First, in a setting in which two or more Python programs are
interacting, it would not be unusual for one to attempt to "read" the
value of a name before that name has been bound to a value.  Rather than
receiving an "unbound variable" error, the reading program (by default)
simply waits (or "blocks") until the binding occurs.  Second, a common
usage paradigm involves processing a sequence of values for a given
name.  One Python program carries out a computation based on the first
value, while another might carry out a computation on the second, and so
on.  To facilitate this paradigm, more than one value may be bound to a
name in a workspace and values may be "removed" (fetch) as opposed to
read (find).  By default, values bound to a name are consumed in
first-in-first-out (FIFO) order, but other modes are supported:
last-in-first-out (LIFO), multiset (no ordering implied) and single
(only the last value bound is retained).  Since all its values could be
removed, a name can, in fact, have no values associated with it.

A NetWorkSpace provides five basic operations: store(), fetch(),
fetchTry(), find(), and findTry().

 - store() introduces a new binding for a specific name in a given
   workspace.

 - fetch() fetches (removes) a value associated with a name.

 - find() reads a value without removing it. 

Note that fetch() and find() block if no value is bound to the name.
fetchTry() and findTry() are non-blocking; they return an empty value or
user-supplied default if no value is available. 

There are several additional NetWorkSpace operations:

 - declare() declares a variable name with a specific mode.

 - deleteVar() deletes a name from a workspace.

 - listVars() provides a list of variables (bindings) in a workspace.

 - currentWs() returns the name of the specified workspace.

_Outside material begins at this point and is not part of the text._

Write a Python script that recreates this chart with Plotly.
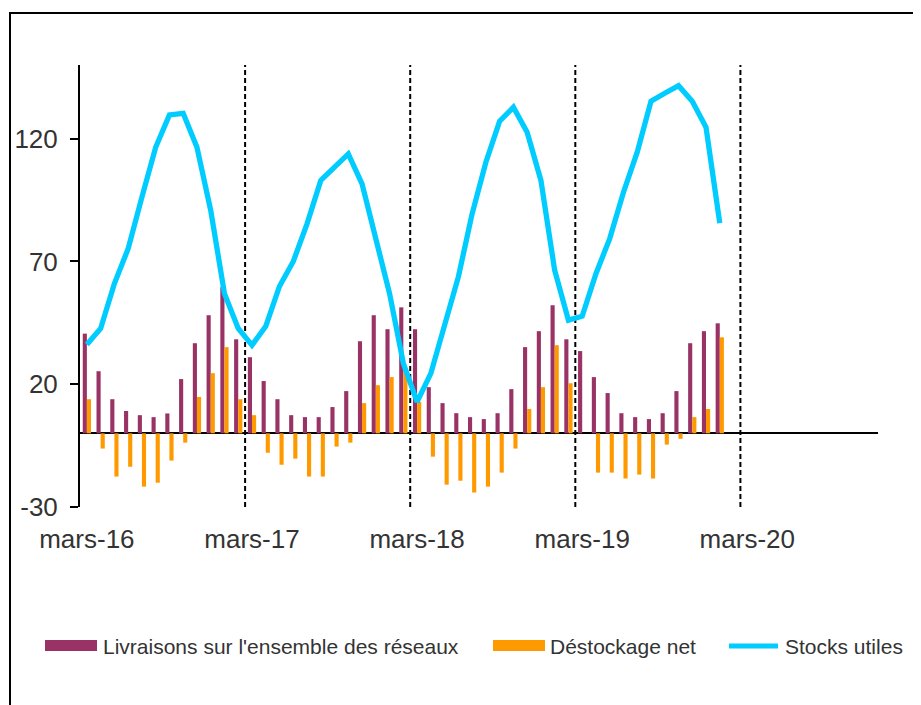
import plotly.graph_objects as go

# ---- data (monthly, mars-16 .. janv-20) ----
livraisons = [40.6, 25.3, 13.9, 9.1, 7.4, 6.6, 8.1, 22.1, 36.7, 48.1, 59.5, 38.3,
              31.0, 21.3, 13.9, 7.4, 6.6, 6.6, 10.7, 17.2, 37.5, 48.1, 42.4, 51.3,
              42.4, 18.8, 12.3, 8.2, 6.6, 5.8, 8.2, 18.0, 35.1, 41.6, 52.2, 38.3,
              33.5, 22.9, 16.4, 8.2, 6.6, 5.8, 8.2, 17.2, 36.7, 41.6, 44.8]
destockage = [13.9, -6.2, -17.6, -13.6, -21.7, -20.1, -11.1, -3.8, 14.8, 24.5, 35.1, 13.9,
              7.4, -7.9, -12.8, -10.3, -17.6, -17.6, -5.4, -3.8, 12.3, 19.6, 22.9, 25.7,
              12.8, -9.5, -20.9, -19.3, -24.1, -21.7, -16.0, -6.2, 9.9, 18.8, 35.9, 20.4,
              0.0, -16.0, -16.0, -18.4, -16.8, -18.4, -4.6, -2.2, 6.6, 9.9, 39.1]
stocks = [36.2, 42.7, 61.0, 75.2, 96.2, 116.5, 129.7, 130.3, 116.5, 90.8, 56.9, 42.7,
          35.9, 43.6, 59.9, 70.0, 85.3, 103.0, 108.4, 113.8, 101.6, 79.9, 56.9, 28.5,
          12.8, 24.4, 43.3, 63.7, 89.4, 110.4, 127.1, 132.8, 122.6, 103.0, 66.4, 46.1,
          47.7, 65.0, 79.3, 98.2, 114.5, 135.2, 138.5, 141.6, 135.2, 124.6, 85.6]
tick_labels = ["mars-16", "mars-17", "mars-18", "mars-19", "mars-20"]
y_ticks = [-30, 20, 70, 120]
y_tick_text = ["-30", "20", "70", "120"]

x = list(range(len(stocks)))
tick_vals = [12 * k for k in range(len(tick_labels))]

PURPLE = "#993366"
ORANGE = "#FF9900"
CYAN = "#00CCFF"
TXT = "#333333"

# page offset of the plot div (default body margin)
OFF = 8
W, H = 921 - OFF, 705 - OFF
L, R, T, B = 80 - OFF, 43, 65 - OFF, 198
PW, PH = W - L - R, H - T - B


def px(xp):
    return (xp - OFF - L) / PW


def py(yp):
    return (H - B - (yp - OFF)) / PH


fig = go.Figure()
fig.add_trace(go.Bar(x=x, y=livraisons, name="Livraisons sur l'ensemble des réseaux",
                     marker=dict(color=PURPLE, line=dict(width=0))))
fig.add_trace(go.Bar(x=x, y=destockage, name="Déstockage net",
                     marker=dict(color=ORANGE, line=dict(width=0))))
fig.add_trace(go.Scatter(x=x, y=stocks, name="Stocks utiles", mode="lines",
                         line=dict(color=CYAN, width=5.3)))

shapes = []
# dashed separators between february and march
for tv in tick_vals[1:]:
    shapes.append(dict(type="line", xref="x", yref="paper", x0=tv - 0.5, x1=tv - 0.5,
                       y0=0, y1=1, line=dict(color="black", width=2, dash="5px,3px"),
                       layer="below"))
# outer chart border
shapes.append(dict(type="rect", xref="paper", yref="paper", x0=px(10), x1=px(935),
                   y0=py(720), y1=py(13), line=dict(color="black", width=2),
                   fillcolor="rgba(0,0,0,0)"))

# custom legend
leg_y = 646
shapes.append(dict(type="rect", xref="paper", yref="paper", x0=px(45), x1=px(97),
                   y0=py(651), y1=py(640), fillcolor=PURPLE, line=dict(width=0)))
shapes.append(dict(type="rect", xref="paper", yref="paper", x0=px(493), x1=px(545),
                   y0=py(651), y1=py(640), fillcolor=ORANGE, line=dict(width=0)))
shapes.append(dict(type="line", xref="paper", yref="paper", x0=px(729), x1=px(778),
                   y0=py(leg_y), y1=py(leg_y), line=dict(color=CYAN, width=5)))

legend_font = dict(family="Liberation Sans, Arial", size=21, color=TXT)
annotations = []
for txt, xs in [("Livraisons sur l'ensemble des réseaux", 101),
                ("Déstockage net", 548),
                ("Stocks utiles", 783)]:
    annotations.append(dict(text=txt, xref="paper", yref="paper", x=px(xs), y=py(leg_y),
                            xanchor="left", yanchor="middle", showarrow=False,
                            font=legend_font))

fig.update_layout(
    width=W, height=H,
    margin=dict(l=L, r=R, t=T, b=B, pad=0, autoexpand=False),
    paper_bgcolor="white", plot_bgcolor="white",
    barmode="group", bargap=0.4, bargroupgap=0,
    showlegend=False,
    font=dict(family="Liberation Sans, Arial", size=26, color=TXT),
    shapes=shapes, annotations=annotations,
    xaxis=dict(range=[-0.5, 57.5], tickmode="array", tickvals=tick_vals,
               ticktext=tick_labels, showline=False, showgrid=False, zeroline=False,
               ticks="", ticklabelstandoff=14, automargin=False,
               tickfont=dict(family="Liberation Sans, Arial", size=26, color=TXT)),
    yaxis=dict(range=[-30, 150], tickmode="array", tickvals=y_ticks, ticktext=y_tick_text,
               showline=True, linecolor="black", linewidth=2, mirror=False,
               ticks="outside", ticklen=8, tickwidth=2, tickcolor="black",
               showgrid=False, zeroline=True, zerolinecolor="black", zerolinewidth=2,
               ticklabelstandoff=7, automargin=False,
               tickfont=dict(family="Liberation Sans, Arial", size=26, color=TXT)),
)

fig.write_html("out.html")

In addition to a NetWorkSpace, a Python client of NWS also uses an
NWSServer object.  This object is created automatically when a new
NetWorkSpace object is created, so you don't need to interact directly
with it.  However, server object is an attribute of the NetWorkSpace, and
you can access it using the Python syntax netWorkSpace_object@server.

A NwsServer object supports the following actions:

 - openWs() connects to a workspace or creates one if the specified
   workspace does not exist. 

 - useWs() uses a NetWorkSpace without claiming ownership.

 - deleteWs() explicitly deletes a workspace.

 - listWss() provides a list of workspaces in the server.  

 - close() closes the connection to a workspace.  Depending on the
   ownership, closing a connection to a workspace can result in removing
   the workspace. 

The operations above enable coordination of different programs using
NWS.  There is also a mechanism, built on top of NWS, called Sleigh
(inspired by R's SNOW package) to enable parallel function evaluation.
Sleigh is especially useful for running "embarrassingly parallel"
programs on multiple networked computers.  Once a sleigh is created by
specifying the nodes that are participating in computations, you can
use:

 - eachElem() to invoke a function on each element of a list, with the
   invocations being evaluated concurrently by the sleigh pariticipants.

 - eachWorker() to have each participant in a sleigh invoke a function.
   You can use this operation, for example, to build up requisite state
   prior to an eachElem() invocation.

Various data structures (workspaces, name-value bindings, etc.) in a NWS
server can be monitored and even modified using a Web interface.  In
distributed programming, even among cooperating programs, the state of
shared data can be hard to understand.  The Web interface presents a
simple way of checking current state remotely.  This tool can also be
used for learning and debugging purposes, and for monitoring Python
programs as well.